Tarih buna sessiz kalanları yargılayacak ve mahkum edecektir. Adalet sadece Gazze’de sükunet ile sağlanmayacak maalesef. Dünyada çok çeşitli sorun alanları bulunuyor. Mesela Tahıl Koridoru mekanizması daha adil bir dünya için atılmış olumlu bir adımdı. Tahıl Koridoru’nu yeniden işletmemiz lazım. İhtiyacı bulunan Afrika ülkelerinin, buradan nasibini almalarını sağlamamız lazım.

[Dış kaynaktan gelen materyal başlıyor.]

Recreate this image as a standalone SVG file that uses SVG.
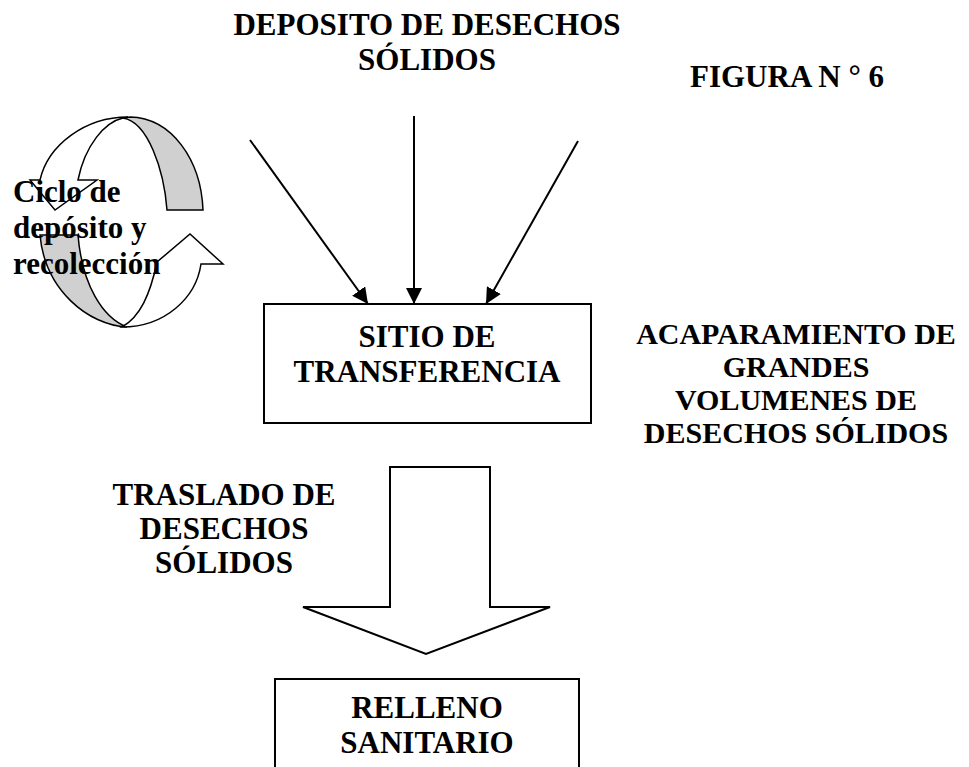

Rusya, Katar, Türkiye olarak üçlü bir dayanışma oluşturmuştuk. Bu koridordan gelecek tahılı mali noktada Katar destekleyecek, fabrikalarımızı çalıştırmak suretiyle bunları una çevirmek noktasında biz devreye girip işleyecek ve sonra da Afrika ülkelerine bunları gönderecektik. Bu planın takibini yapıyoruz. Yakında Rusya Devlet Başkanı Sayın Vladimir Putin ile görüşme yapıp, “Ne yapıp edip Tahıl Koridoru’nu işletelim” diyeceğiz. İnşallah ondan da olumlu cevaplar alarak yolumuza devam ederiz.